This article seems pretty balanced:
When Taiwan passed legislation last year that made it easier to propose and pass referendum questions, President Tsai Ing-wen called it a “historic moment” in the self-ruling island’s evolution from a military dictatorship to an open democracy.
She got more than she bargained for on Saturday, when voters were asked a record 10 questions. Their answers simultaneously undermined Taiwan’s reputation as one of Asia’s most progressive societies, angered many young Taiwanese and inadvertently assisted Beijing’s claims that Taiwan is part of its territory.
Kolas Yotaka, a government spokeswoman and former legislator who voted for the new referendum law last year, said the public had multiple complaints about the referendums on Saturday, including the large number of questions being asked.

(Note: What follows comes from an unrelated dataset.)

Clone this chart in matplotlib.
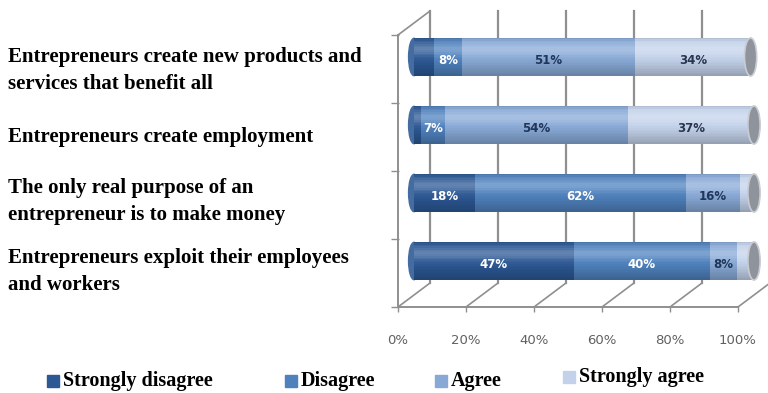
import numpy as np
import matplotlib
matplotlib.use("Agg")
import matplotlib.pyplot as plt
from matplotlib.patches import Ellipse, Rectangle
from matplotlib.transforms import ScaledTranslation
from matplotlib.colors import to_rgb

# ── data ────────────────────────────────────────────────────────────────
STATEMENTS = [
    "Entrepreneurs create new products and\nservices that benefit all",
    "Entrepreneurs create employment",
    "The only real purpose of an\nentrepreneur is to make money",
    "Entrepreneurs exploit their employees\nand workers",
]
SERIES = ["Strongly disagree", "Disagree", "Agree", "Strongly agree"]
strongly_disagree = [6, 2, 18, 47]
disagree = [8, 7, 62, 40]
agree = [51, 54, 16, 8]
strongly_agree = [34, 37, 4, 5]
TICKS = [0, 20, 40, 60, 80, 100]

COLORS = ["#2c5894", "#4f81bd", "#88a9d6", "#c3d2ea"]
LABEL_COLORS = ["white", "white", "#1f3559", "#2b3550"]
GRID = "#8f8f8f"

W, H, DPI = 768, 393, 100
fig = plt.figure(figsize=(W / DPI, H / DPI), dpi=DPI)

# mid-depth plane of the 3D box, in pixels
x0, x1 = 414, 754
ytop, ybot = 23, 295
ax = fig.add_axes([x0 / W, (H - ybot) / H, (x1 - x0) / W, (ybot - ytop) / H])
ax.set_xlim(0, 100)
ax.set_ylim(-0.5, 3.5)
ax.set_axis_off()

DX, DY = 16, 12  # half depth offset, px
front = ax.transData + ScaledTranslation(-DX / DPI, -DY / DPI, fig.dpi_scale_trans)
back = ax.transData + ScaledTranslation(DX / DPI, DY / DPI, fig.dpi_scale_trans)
fshift = lambda dx, dy: front + ScaledTranslation(dx / DPI, dy / DPI, fig.dpi_scale_trans)

# back wall gridlines
for t in TICKS:
    ax.plot([t, t], [-0.5, 3.5], color=GRID, lw=1.6, transform=back, clip_on=False, zorder=1)
# floor
ax.plot([0, 100], [-0.5, -0.5], color=GRID, lw=1.4, transform=front, clip_on=False, zorder=1)
for t in TICKS:
    ax.annotate("", xy=(t, -0.5), xycoords=back, xytext=(t, -0.5), textcoords=front,
                arrowprops=dict(arrowstyle="-", color=GRID, lw=1.2, shrinkA=0, shrinkB=0))
    ax.text(t, -0.5, f"{t}%", transform=fshift(0, -33), ha="center", va="center",
            fontsize=9.5, color="#606060", clip_on=False)
    ax.plot([t], [-0.5], marker="|", ms=5, color=GRID, transform=fshift(0, -2), clip_on=False)
# left wall
ax.plot([0, 0], [-0.5, 3.5], color=GRID, lw=1.4, transform=front, clip_on=False, zorder=1)
ax.annotate("", xy=(0, 3.5), xycoords=back, xytext=(0, 3.5), textcoords=front,
            arrowprops=dict(arrowstyle="-", color=GRID, lw=1.2, shrinkA=0, shrinkB=0))
for b in np.arange(-0.5, 3.6, 1.0):
    ax.plot([0], [b], marker="_", ms=6, color=GRID, transform=fshift(-3, 0), clip_on=False)

# cylinders
BAR_H = 0.56
NSTRIP = 24
ypos = [3, 2, 1, 0]
values = np.array([strongly_disagree, disagree, agree, strongly_agree], dtype=float)


def shade(c, t):
    c = np.array(to_rgb(c))
    hi = 0.26 * np.exp(-((t - 0.3) / 0.17) ** 2)
    dk = 0.6 * max(0.0, t - 0.5) ** 1.3 + 0.12 * max(0.0, 0.1 - t) * 10
    c = c * (1 - dk)
    return tuple(c + (1 - c) * hi)


lefts = np.zeros(4)
for si, name in enumerate(SERIES):
    vals = values[si]
    # rounded left end, only for the first series
    if si == 0:
        for y in ypos:
            ax.add_patch(Ellipse((0, y), 3.2, BAR_H * 0.98, color=shade(COLORS[0], 0.45),
                                 zorder=2, clip_on=False))
    for k in range(NSTRIP):
        t = (k + 0.5) / NSTRIP
        yk = [y + BAR_H / 2 - (k + 0.5) * BAR_H / NSTRIP for y in ypos]
        ax.barh(yk, vals, left=lefts, height=BAR_H / NSTRIP * 1.3,
                color=shade(COLORS[si], t), lw=0, zorder=3, antialiased=False)
    for y, v, l in zip(ypos, vals, lefts):
        if v >= 7:
            ax.text(l + v / 2, y - 0.05, f"{int(v)}%", ha="center", va="center",
                    fontsize=8.5, fontweight="bold", color=LABEL_COLORS[si], zorder=5)
    lefts += vals

# grey end caps
for y, l in zip(ypos, lefts):
    ax.add_patch(Ellipse((l, y), 3.6, BAR_H, fc="#8e939c", ec="#c9ccd3", lw=1.2,
                         zorder=4, clip_on=False))

# statement labels
SERIF = "Liberation Serif"
label_y = [62, 142, 193, 263]
for s, yb in zip(STATEMENTS, label_y):
    lines = s.split("\n")
    for i, ln in enumerate(lines):
        fig.text(8 / W, 1 - (yb + 27 * i) / H, ln, fontsize=15, fontweight="bold",
                 family=SERIF, va="baseline", ha="left")

# legend
leg_x = [53, 291, 441, 569]
leg_y = [386, 386, 386, 382]
for c, name, lx, ly in zip(COLORS, SERIES, leg_x, leg_y):
    fig.patches.append(Rectangle(((lx - 6) / W, 1 - (ly + 1) / H), 12 / W, 12 / H,
                                 transform=fig.transFigure, color=c))
    fig.text((lx + 10) / W, 1 - ly / H, name, fontsize=14.5, fontweight="bold",
             family=SERIF, va="baseline", ha="left")

fig.savefig("out.png", dpi=DPI)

“We think next time we’ll need to improve explanations of the content of the referendums,” Ms. Kolas said in an interview. “We also didn’t have enough time to have enough public debate.”
The referendum questions on gay rights were the subject of a well-funded and highly organized campaign led by conservative Christians and other groups. The campaign was characterized by misinformation, the bulk of which was spread online, including messages warning of an AIDS epidemic and low birthrates, or that educating students about different sexual orientations would influence their sexual choices.
Ms. Kolas said that despite the referendum results, the government was “very happy” to hear the voice of the electorate.
“What’s important is to give the people an opportunity to express their opinions,” she said.